Getting your camera settings right for gorilla trekking is one of the most common technical challenges photographers face in Uganda in 2027. The forest environment at Bwindi Impenetrable Forest creates lighting conditions that differ dramatically from the open savannah photography most wildlife guides address. Deep canopy shade, rapidly changing light as gorillas move between sun and shadow, and the combination of a stationary photographer with a potentially fast-moving subject require a specific approach to exposure and autofocus settings. This guide provides actionable starting settings for different camera systems and adjusts for the variables you will encounter on the ground.
The core challenge: low light plus motion
The fundamental tension in gorilla photography settings is between two competing needs. To freeze gorilla movement — particularly when a silverback is moving, when a young gorilla is playing, or when a gorilla looks up suddenly — you need a fast shutter speed of at least 1/400s and ideally 1/640s or faster. But the low light of the forest interior, combined with the relatively slow maximum apertures of the telephoto lenses most suited to this work, means that achieving fast shutter speeds requires very high ISO settings. High ISO settings introduce noise that reduces image quality. Managing this trade-off is the core of gorilla photography technique.
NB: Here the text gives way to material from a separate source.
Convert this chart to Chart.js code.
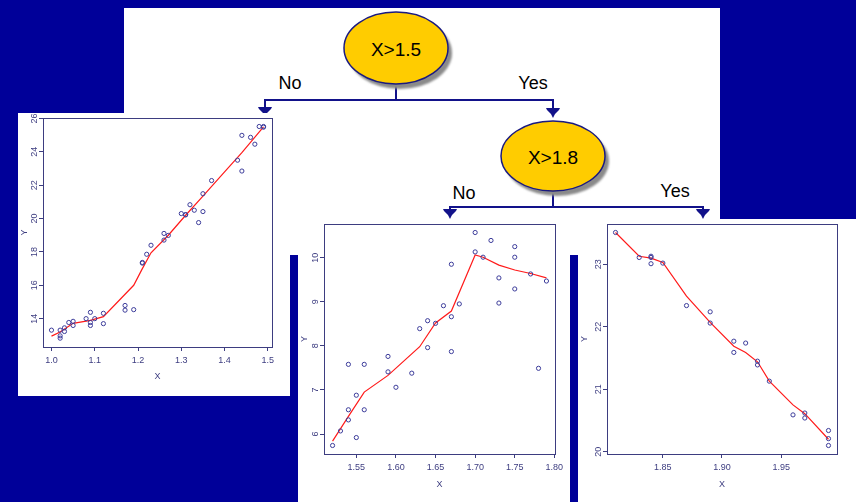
<!DOCTYPE html>
<html>
<head>
<meta charset="utf-8">
<script src="https://cdn.jsdelivr.net/npm/chart.js@4/dist/chart.umd.min.js"></script>
<style>
  html, body { margin: 0; padding: 0; }
  body {
    width: 856px; height: 502px; position: relative; overflow: hidden;
    background: #000099;
    font-family: 'Liberation Sans', Arial, sans-serif;
  }
  .sheet { position: absolute; left: 124px; top: 8px; width: 596px; height: 247px; background: #ffffff; }
  svg.tree { position: absolute; left: 0; top: 0; }
  canvas.panel { position: absolute; background: #ffffff; }
</style>
</head>
<body>
<div class="sheet"></div>

<svg class="tree" width="856" height="502" xmlns="http://www.w3.org/2000/svg">
  <defs>
    <filter id="soft" x="-30%" y="-30%" width="160%" height="160%">
      <feGaussianBlur stdDeviation="1.3"/>
    </filter>
    <path id="head" d="M-7,0 H7 L6,2 Q2,5 0,10 Q-2,5 -6,2 Z"/>
  </defs>

  <!-- branches -->
  <g stroke="#12128a" stroke-width="2" fill="none">
    <line x1="396" y1="84" x2="396" y2="100"/>
    <line x1="264" y1="100" x2="554" y2="100"/>
    <line x1="265" y1="100" x2="265" y2="108"/>
    <line x1="553" y1="100" x2="553" y2="108"/>
    <line x1="553" y1="190" x2="553" y2="207"/>
    <line x1="449" y1="207" x2="704" y2="207"/>
    <line x1="450" y1="207" x2="450" y2="210"/>
    <line x1="703" y1="207" x2="703" y2="210"/>
  </g>
  <g fill="#12128a">
    <use href="#head" transform="translate(265,107)"/>
    <use href="#head" transform="translate(553,108)"/>
    <use href="#head" transform="translate(450,209)"/>
    <use href="#head" transform="translate(703,209)"/>
  </g>

  <!-- split nodes -->
  <ellipse cx="400" cy="53" rx="52" ry="36" fill="#8a8a8a" filter="url(#soft)"/>
  <ellipse cx="396" cy="48" rx="52" ry="36" fill="#ffcc00" stroke="#1a1a80" stroke-width="1.5"/>
  <text x="396" y="49" text-anchor="middle" dominant-baseline="central" font-size="19" fill="#000">X&gt;1.5</text>

  <ellipse cx="557" cy="161" rx="52" ry="35" fill="#8a8a8a" filter="url(#soft)"/>
  <ellipse cx="553" cy="156" rx="52" ry="35" fill="#ffcc00" stroke="#1a1a80" stroke-width="1.5"/>
  <text x="553" y="157" text-anchor="middle" dominant-baseline="central" font-size="19" fill="#000">X&gt;1.8</text>

  <!-- branch labels -->
  <g font-size="18" fill="#000" text-anchor="middle" dominant-baseline="central">
    <text x="290" y="83">No</text>
    <text x="533" y="83">Yes</text>
    <text x="464" y="193">No</text>
    <text x="675" y="191">Yes</text>
  </g>
</svg>

<canvas id="leafLeft" class="panel" width="272" height="283" style="left:18px;top:113px;"></canvas>
<canvas id="leafMid" class="panel" width="272" height="283" style="left:298px;top:219px;"></canvas>
<canvas id="leafRight" class="panel" width="278" height="283" style="left:578px;top:219px;"></canvas>

<script>
// ---- Leaf X <= 1.5 ----
const leftX = [1.00, 1.02, 1.02, 1.02, 1.03, 1.03, 1.04, 1.05, 1.05, 1.08, 1.09, 1.09, 1.09, 1.10,
               1.12, 1.12, 1.17, 1.17, 1.19, 1.21, 1.21, 1.22, 1.23, 1.26, 1.26, 1.27, 1.30, 1.31,
               1.31, 1.32, 1.33, 1.34, 1.35, 1.35, 1.37, 1.43, 1.44, 1.44, 1.46, 1.47, 1.48, 1.49, 1.49];
const leftY = [13.31, 13.31, 12.97, 12.83, 13.45, 13.23, 13.77, 13.84, 13.59, 14.00, 14.38, 13.77, 13.59, 14.00,
               14.32, 13.70, 14.79, 14.51, 14.54, 17.37, 17.33, 17.86, 18.40, 19.11, 18.71, 18.99, 20.30, 20.24,
               20.22, 20.83, 20.50, 19.76, 21.49, 20.42, 22.28, 23.50, 24.99, 22.85, 24.87, 24.46, 25.52, 25.52, 25.48];
const leftFitX = [1.00, 1.02, 1.05, 1.09, 1.12, 1.19, 1.21, 1.23, 1.27, 1.31, 1.35, 1.40, 1.44, 1.49];
const leftFitY = [12.95, 13.20, 13.72, 13.90, 14.12, 16.00, 17.00, 17.95, 19.00, 20.20, 21.35, 22.80, 23.95, 25.50];
const leftXTicks = [1.0, 1.1, 1.2, 1.3, 1.4, 1.5];
const leftXLabels = ['1.0', '1.1', '1.2', '1.3', '1.4', '1.5'];
const leftYTicks = [14, 16, 18, 20, 22, 24, 26];
const leftYLabels = ['14', '16', '18', '20', '22', '24', '26'];

// ---- Leaf 1.5 < X <= 1.8 ----
const midX = [1.52, 1.53, 1.54, 1.54, 1.54, 1.55, 1.55, 1.56, 1.56, 1.59, 1.59, 1.60, 1.62, 1.63, 1.64,
              1.64, 1.65, 1.66, 1.67, 1.67, 1.67, 1.68, 1.70, 1.70, 1.71, 1.72, 1.73, 1.73, 1.75, 1.75,
              1.75, 1.77, 1.78, 1.79];
const midY = [5.74, 6.07, 6.55, 6.32, 7.58, 6.88, 5.92, 7.58, 6.55, 7.76, 7.41, 7.06, 7.38, 8.39, 8.57,
              7.96, 8.51, 8.91, 9.85, 8.66, 7.87, 8.95, 10.57, 10.13, 10.01, 10.39, 9.54, 8.97, 10.25, 10.01,
              9.29, 9.63, 7.49, 9.47];
const midFitX = [1.52, 1.54, 1.56, 1.59, 1.63, 1.65, 1.67, 1.70, 1.71, 1.73, 1.75, 1.77, 1.79];
const midFitY = [5.84, 6.40, 6.95, 7.33, 7.98, 8.52, 8.79, 10.06, 10.01, 9.83, 9.72, 9.64, 9.54];
const midXTicks = [1.55, 1.60, 1.65, 1.70, 1.75, 1.80];
const midXLabels = ['1.55', '1.60', '1.65', '1.70', '1.75', '1.80'];
const midYTicks = [6, 7, 8, 9, 10];
const midYLabels = ['6', '7', '8', '9', '10'];

// ---- Leaf X > 1.8 ----
const rightX = [1.81, 1.83, 1.84, 1.84, 1.84, 1.85, 1.87, 1.89, 1.89, 1.91, 1.91, 1.92, 1.93, 1.93,
                1.94, 1.96, 1.97, 1.97, 1.99, 1.99, 1.99];
const rightY = [23.51, 23.11, 23.13, 23.11, 23.01, 23.02, 22.34, 22.24, 22.06, 21.77, 21.59, 21.74, 21.45, 21.39,
                21.13, 20.59, 20.62, 20.54, 20.34, 20.21, 20.10];
const rightFitX = [1.81, 1.83, 1.84, 1.85, 1.87, 1.89, 1.91, 1.92, 1.93, 1.94, 1.96, 1.97, 1.99];
const rightFitY = [23.51, 23.13, 23.10, 23.03, 22.49, 22.07, 21.69, 21.59, 21.44, 21.13, 20.75, 20.61, 20.20];
const rightXTicks = [1.85, 1.90, 1.95];
const rightXLabels = ['1.85', '1.90', '1.95'];
const rightYTicks = [20, 21, 22, 23];
const rightYLabels = ['20', '21', '22', '23'];

const FRAME = '#3d3d80';
const POINT = '#3c3c9a';
const FIT = '#ff1a1a';
Chart.defaults.font.family = "'Liberation Sans', Arial, sans-serif";

const framePlugin = {
  id: 'frameBox',
  beforeDatasetsDraw(chart) {
    const { ctx, chartArea: a } = chart;
    ctx.save();
    ctx.strokeStyle = FRAME;
    ctx.lineWidth = 1;
    ctx.strokeRect(Math.round(a.left) + 0.5, Math.round(a.top) + 0.5,
                   Math.round(a.right - a.left), Math.round(a.bottom - a.top));
    ctx.restore();
  }
};

function pairs(xs, ys) { return xs.map((x, i) => ({ x: x, y: ys[i] })); }

function leafPlot(id, p) {
  return new Chart(document.getElementById(id), {
    type: 'scatter',
    data: {
      datasets: [
        { data: pairs(p.fitX, p.fitY), showLine: true, borderColor: FIT, borderWidth: 1.2,
          pointRadius: 0, tension: 0, fill: false, order: 2 },
        { data: pairs(p.x, p.y), showLine: false, pointRadius: 2.1, pointBorderWidth: 1,
          pointBorderColor: POINT, pointBackgroundColor: 'rgba(0,0,0,0)', clip: false, order: 1 }
      ]
    },
    options: {
      responsive: false, animation: false, events: [],
      layout: { padding: { top: p.padTop, right: p.padRight, left: 0, bottom: 0 } },
      plugins: { legend: { display: false }, tooltip: { enabled: false } },
      scales: {
        x: {
          type: 'linear', min: p.xMin, max: p.xMax,
          afterBuildTicks: s => { s.ticks = p.xTicks.map(v => ({ value: v })); },
          afterFit: s => { s.height = p.xAxisH; s.paddingLeft = 0; s.paddingRight = 0; },
          grid: { drawOnChartArea: false, drawTicks: true, tickLength: 4, color: FRAME, lineWidth: 1 },
          border: { display: true, color: FRAME, width: 1 },
          ticks: {
            autoSkip: false, maxRotation: 0, minRotation: 0, padding: 4, color: FRAME,
            font: { size: 9, family: "'Liberation Sans Narrow', 'Liberation Sans', Arial, sans-serif" },
            callback: (v, i) => p.xLabels[i]
          },
          title: { display: true, text: 'X', color: FRAME, font: { size: 9 },
                   padding: { top: 0, bottom: p.xTitlePad } }
        },
        y: {
          type: 'linear', min: p.yMin, max: p.yMax,
          afterBuildTicks: s => { s.ticks = p.yTicks.map(v => ({ value: v })); },
          afterFit: s => { s.width = p.yAxisW; s.paddingTop = 0; s.paddingBottom = 0; },
          grid: { drawOnChartArea: false, drawTicks: true, tickLength: 4, color: FRAME, lineWidth: 1 },
          border: { display: true, color: FRAME, width: 1 },
          ticks: {
            autoSkip: false, minRotation: 90, maxRotation: 90, crossAlign: 'center', padding: -0.8,
            color: FRAME, font: { size: 9 },
            callback: (v, i) => p.yLabels[i]
          },
          title: { display: true, text: 'Y', color: FRAME, font: { size: 9 },
                   padding: { top: 1.6, bottom: 0 } }
        }
      }
    },
    plugins: [framePlugin]
  });
}

leafPlot('leafLeft', {
  x: leftX, y: leftY, fitX: leftFitX, fitY: leftFitY,
  xTicks: leftXTicks, xLabels: leftXLabels, yTicks: leftYTicks, yLabels: leftYLabels,
  xMin: 0.9804, xMax: 1.5096, yMin: 12.30, yMax: 26.03,
  padTop: 3, padRight: 18, yAxisW: 25, xAxisH: 49, xTitlePad: 13.9
});

leafPlot('leafMid', {
  x: midX, y: midY, fitX: midFitX, fitY: midFitY,
  xTicks: midXTicks, xLabels: midXLabels, yTicks: midYTicks, yLabels: midYLabels,
  xMin: 1.5092, xMax: 1.8008, yMin: 5.547, yMax: 10.763,
  padTop: 3, padRight: 15, yAxisW: 26, xAxisH: 48, xTitlePad: 12.3
});

leafPlot('leafRight', {
  x: rightX, y: rightY, fitX: rightFitX, fitY: rightFitY,
  xTicks: rightXTicks, xLabels: rightXLabels, yTicks: rightYTicks, yLabels: rightYLabels,
  xMin: 1.8028, xMax: 1.9972, yMin: 19.964, yMax: 23.646,
  padTop: 3, padRight: 19, yAxisW: 29, xAxisH: 48, xTitlePad: 12.3
});
</script>
</body>
</html>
Recommended starting settings
The auto-ISO approach (recommended for most photographers)
The most practical approach for most gorilla trekking photographers in 2027 is to use Aperture Priority mode (Av or A) with auto-ISO. Set your aperture to its widest available value (f/4, f/5.6, or whatever your lens permits), set a minimum shutter speed of 1/400s (1/640s for more active situations), set a maximum ISO of 12800-25600 (depending on your camera’s noise performance), and let the camera determine ISO automatically to maintain your chosen minimum shutter speed.
This approach means your camera is always using the fastest shutter speed the available light allows without exceeding your ISO ceiling. In brighter forest patches it will use lower ISO; in deep shade it will push ISO higher automatically. You focus on composition, focus, and timing rather than constantly adjusting exposure.
Manual mode with auto-ISO
More experienced photographers may prefer Manual mode with auto-ISO enabled. Set your aperture to maximum or one stop down (for slightly better sharpness), set your shutter speed to 1/500s or 1/640s, and let ISO float automatically. This gives you full control over both aperture and shutter speed while the camera handles exposure through ISO adjustment. The advantage over Aperture Priority is that your shutter speed never drops below your set minimum, guaranteeing motion-freezing performance.
Autofocus settings
Modern mirrorless cameras with animal eye detection should have this feature enabled for gorilla photography. Sony cameras: set to Wide tracking with Subject Recognition — Animal. Canon EOS R cameras: use Animal tracking in Zone AF or Flexible Spot with Servo AF. Nikon Z cameras: use Auto-Area AF with Animal detection enabled. These settings allow the camera to find and track gorilla eyes and faces automatically, dramatically improving keeper rates compared to manual focus point selection.
Continuous autofocus (AF-C or Servo AF) should be selected rather than single-shot AF (AF-S or One-Shot), as gorillas can move unexpectedly and you need the focus to track subject movement rather than locking on to a single position.
Drive mode and buffer
Set your camera to continuous shooting (burst mode) at 10-20 frames per second if available. Gorilla behavior can be unpredictable — the decisive moment of eye contact, a chest beat, a yawn showing teeth, a mother nursing a juvenile — happens quickly and benefits from a burst of frames from which the sharpest and best-composed can be selected. Be aware of your buffer depth: shooting long bursts at maximum frame rate can fill the buffer and freeze the camera at precisely the wrong moment. Short controlled bursts of 5-10 frames at key moments are more sustainable than continuous shooting throughout the encounter.
On a $800 gorilla trekking permit in 2027, you have one hour with the gorilla family. Investing 30 minutes before your departure from your lodge reviewing and confirming these settings — with a quick test burst in available light — ensures that the settings are correct when the moment arrives and you are focused entirely on the gorillas rather than the camera.